COBIT 2019 Design and Implementation is an ISACA certificate that validates your ability to tailor a governance system for enterprise information and technology using COBIT, and to run improvement programs through the framework’s implementation lifecycle. It builds directly on COBIT Foundation and moves from knowing the framework to applying it.
What the COBIT 2019 Design and Implementation certificate covers
Where the Foundation certificate confirms that you understand COBIT’s principles, components, and 40 governance and management objectives, the Design and Implementation certificate confirms that you can put them to work. ISACA describes earners as able to apply COBIT to specific business problems, pain points, trigger events, and risk scenarios, then implement it for real client initiatives. In practice that means two skills: designing a governance system that fits one enterprise, and leading the change program that stands it up.
The certificate rests on two ISACA publications: the COBIT 2019 Design Guide, which drives the tailoring workflow, and the COBIT 2019 Implementation Guide, which supplies the seven-phase lifecycle. Understanding how those two guides interlock is the core of the exam and the day-to-day work it certifies.
Governance value is now a board-level priority. In ISACA research, 81% of professionals said organizations that can demonstrate a commitment to digital trust will be more successful, and 55% of businesses consider a digital trust framework extremely or very important (ISACA State of Digital Trust, 2024). A tailored COBIT governance system is one of the most direct ways to demonstrate that commitment.
The goals cascade: from enterprise strategy to objectives
Before you tailor anything, COBIT 2019 asks you to translate strategy into concrete priorities using the goals cascade. Stakeholder drivers and needs shape enterprise goals, which cascade into alignment goals, which in turn point to the governance and management objectives that matter most. COBIT 2019 consolidated the cascade into 13 enterprise goals and 13 alignment goals, making the chain shorter and easier to defend to an executive audience.
The cascade is not the whole story, though. It is the starting point that the design factors then sharpen. Treating the cascade as one input among several, rather than the final answer, is a distinction the Design and Implementation exam expects you to make.
The 11 design factors that tailor the governance system
COBIT 2019 specifies 11 design factors that an enterprise scores to derive a governance system sized for its own context. ISACA groups them into contextual factors that sit outside the enterprise’s control, strategic factors that reflect deliberate decisions, and tactical factors driven by resourcing, methods, and technology-adoption choices. The design factors include:
- Enterprise strategy
- Enterprise goals (via the goals cascade)
- Risk profile
- I&T-related issues
- Threat landscape
- Compliance requirements
- Role of IT within the enterprise
- Sourcing model for IT
- IT implementation methods (Agile, DevOps, traditional)

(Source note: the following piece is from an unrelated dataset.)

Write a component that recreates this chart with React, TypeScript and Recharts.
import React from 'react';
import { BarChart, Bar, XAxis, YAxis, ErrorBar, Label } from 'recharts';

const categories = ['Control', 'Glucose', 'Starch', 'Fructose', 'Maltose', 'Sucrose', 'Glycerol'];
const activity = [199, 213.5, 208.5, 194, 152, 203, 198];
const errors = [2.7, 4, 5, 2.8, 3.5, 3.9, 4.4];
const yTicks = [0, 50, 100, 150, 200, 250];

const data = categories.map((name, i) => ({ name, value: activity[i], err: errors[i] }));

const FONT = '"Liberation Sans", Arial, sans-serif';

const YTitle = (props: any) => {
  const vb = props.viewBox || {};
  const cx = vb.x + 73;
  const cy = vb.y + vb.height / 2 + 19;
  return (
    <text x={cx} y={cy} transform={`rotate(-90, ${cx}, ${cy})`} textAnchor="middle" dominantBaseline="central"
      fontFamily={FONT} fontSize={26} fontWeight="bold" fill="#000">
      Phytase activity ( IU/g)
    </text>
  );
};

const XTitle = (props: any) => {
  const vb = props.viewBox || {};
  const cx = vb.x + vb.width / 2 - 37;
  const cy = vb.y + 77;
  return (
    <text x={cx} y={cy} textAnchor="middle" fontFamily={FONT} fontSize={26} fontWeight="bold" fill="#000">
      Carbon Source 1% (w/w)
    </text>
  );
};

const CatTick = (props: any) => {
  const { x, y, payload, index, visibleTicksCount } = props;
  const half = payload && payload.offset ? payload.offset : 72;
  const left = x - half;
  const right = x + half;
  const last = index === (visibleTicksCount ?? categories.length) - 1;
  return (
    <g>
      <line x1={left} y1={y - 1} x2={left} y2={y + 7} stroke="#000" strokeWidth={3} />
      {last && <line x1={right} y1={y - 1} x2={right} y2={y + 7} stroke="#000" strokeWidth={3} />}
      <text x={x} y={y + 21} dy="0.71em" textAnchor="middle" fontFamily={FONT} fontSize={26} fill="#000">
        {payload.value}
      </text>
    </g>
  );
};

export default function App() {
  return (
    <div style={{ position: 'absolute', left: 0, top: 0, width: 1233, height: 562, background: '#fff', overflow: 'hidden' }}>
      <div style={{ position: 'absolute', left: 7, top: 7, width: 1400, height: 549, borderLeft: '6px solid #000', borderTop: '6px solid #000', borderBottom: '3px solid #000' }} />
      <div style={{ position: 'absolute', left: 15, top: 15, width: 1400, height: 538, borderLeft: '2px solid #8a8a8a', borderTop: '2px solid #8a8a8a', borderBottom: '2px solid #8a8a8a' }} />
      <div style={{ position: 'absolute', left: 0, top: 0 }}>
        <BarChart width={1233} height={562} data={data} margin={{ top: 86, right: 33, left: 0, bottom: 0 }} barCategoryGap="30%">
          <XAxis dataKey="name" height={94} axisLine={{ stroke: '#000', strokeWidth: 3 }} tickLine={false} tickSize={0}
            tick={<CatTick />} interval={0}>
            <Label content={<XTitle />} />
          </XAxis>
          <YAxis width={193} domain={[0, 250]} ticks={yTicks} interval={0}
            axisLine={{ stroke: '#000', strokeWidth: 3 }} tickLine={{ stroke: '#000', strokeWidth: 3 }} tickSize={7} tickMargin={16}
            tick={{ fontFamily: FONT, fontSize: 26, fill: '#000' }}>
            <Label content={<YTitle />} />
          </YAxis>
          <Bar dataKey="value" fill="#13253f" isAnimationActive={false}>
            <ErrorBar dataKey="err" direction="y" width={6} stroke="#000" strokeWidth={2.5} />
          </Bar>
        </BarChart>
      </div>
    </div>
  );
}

- Technology adoption strategy
- Enterprise size
Working through ISACA’s downloadable design toolkit, you score each factor and the tool highlights which of the 40 governance and management objectives deserve higher target capability levels. Two enterprises in the same industry can produce very different governance systems, and that is the point: COBIT is meant to be right-sized, not copied wholesale.
The 7-phase COBIT 2019 implementation lifecycle
Designing the system is only half the credential. The Implementation Guide supplies a continual-improvement lifecycle that turns the design into an operating governance capability. Each phase is framed as a plain question, which makes it easy to communicate to stakeholders:
- Phase 1 – What are the drivers? Identify trigger events and build the case for change.

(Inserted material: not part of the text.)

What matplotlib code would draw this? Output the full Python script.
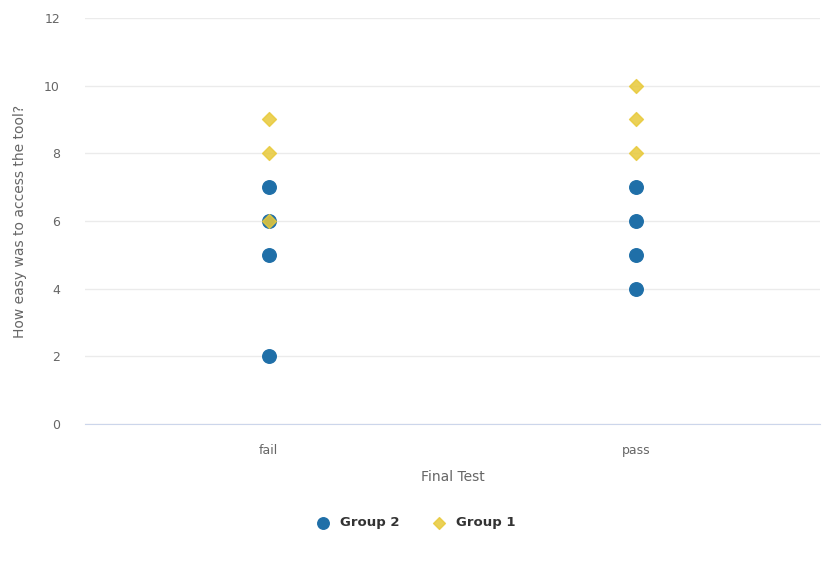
import matplotlib.pyplot as plt

categories = ['fail', 'pass']
group2_cat = [0, 0, 0, 0, 1, 1, 1, 1]
group2_vals = [7, 6, 5, 2, 7, 6, 5, 4]
group1_cat = [0, 0, 0, 1, 1, 1]
group1_vals = [9, 8, 6, 10, 9, 8]

blue = '#1f6fa8'
yellow = '#e8c93a'

fig = plt.figure(figsize=(8.25, 5.61), dpi=100)
ax = fig.add_axes([0.103, 0.244, 0.891, 0.724])

ax.scatter(group2_cat, group2_vals, s=95, color=blue, marker='o', label='Group 2', zorder=3)
ax.scatter(group1_cat, group1_vals, s=50, color=yellow, marker='D', label='Group 1',
           zorder=4, alpha=0.85)

ax.set_xlim(-0.5, 1.5)
ax.set_ylim(0, 12)
ax.set_yticks(range(0, 13, 2))
ax.set_xticks([0, 1])
ax.set_xticklabels(categories)
ax.grid(axis='y', color='#ebebeb', linewidth=1)
ax.set_axisbelow(True)
for side in ['top', 'right', 'left']:
    ax.spines[side].set_visible(False)
ax.spines['bottom'].set_color('#ccd6eb')
ax.tick_params(axis='both', length=0, labelsize=9, colors='#666666')
ax.tick_params(axis='x', pad=14)
ax.tick_params(axis='y', pad=18)

ax.set_xlabel('Final Test', fontsize=10, color='#666666', labelpad=10)
ax.set_ylabel('How easy was to access the tool?', fontsize=10, color='#666666', labelpad=12)

leg = fig.legend(loc='center', bbox_to_anchor=(0.5, 0.068), ncol=2, frameon=False,
                 fontsize=9.5, handletextpad=0.3, columnspacing=2.0, markerscale=0.85)
for t in leg.get_texts():
    t.set_color('#333333')
    t.set_fontweight('bold')

fig.savefig('out.png', dpi=100)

- Phase 2 – Where are we now? Assess the current state of governance and priority objectives.
- Phase 3 – Where do we want to be? Define the target state and improvement goals.
- Phase 4 – What needs to be done? Analyze gaps and design concrete improvements.
- Phase 5 – How do we get there? Plan and build the practical solutions.
- Phase 6 – Did we get there? Implement, operate, and measure the results.
- Phase 7 – How do we keep the momentum going? Sustain and reinforce the new ways of working.
Three components run across every phase: program management, change enablement (making sure stakeholders are ready and committed), and the continual-improvement cycle itself. The lifecycle deliberately loops, so Phase 7 feeds back into a new set of drivers rather than ending the effort.
COBIT Foundation vs Design and Implementation
The two certificates are complementary, not competing. Foundation is an entry-level credential with no formal prerequisite that tests recall and comprehension of COBIT concepts. Design and Implementation is application-focused: it expects you to run the Design Guide workflow and the implementation lifecycle on realistic scenarios. ISACA does not mandate Foundation as a formal prerequisite, but the D&I material assumes you already know the core model, so most candidates take Foundation first.
A useful rule of thumb: choose Foundation when you need shared vocabulary across a team, and move to Design and Implementation when you are personally responsible for tailoring a governance system or leading a governance improvement program. The practical, scenario-heavy nature of the D&I exam is exactly why realistic practice questions are the most efficient way to prepare.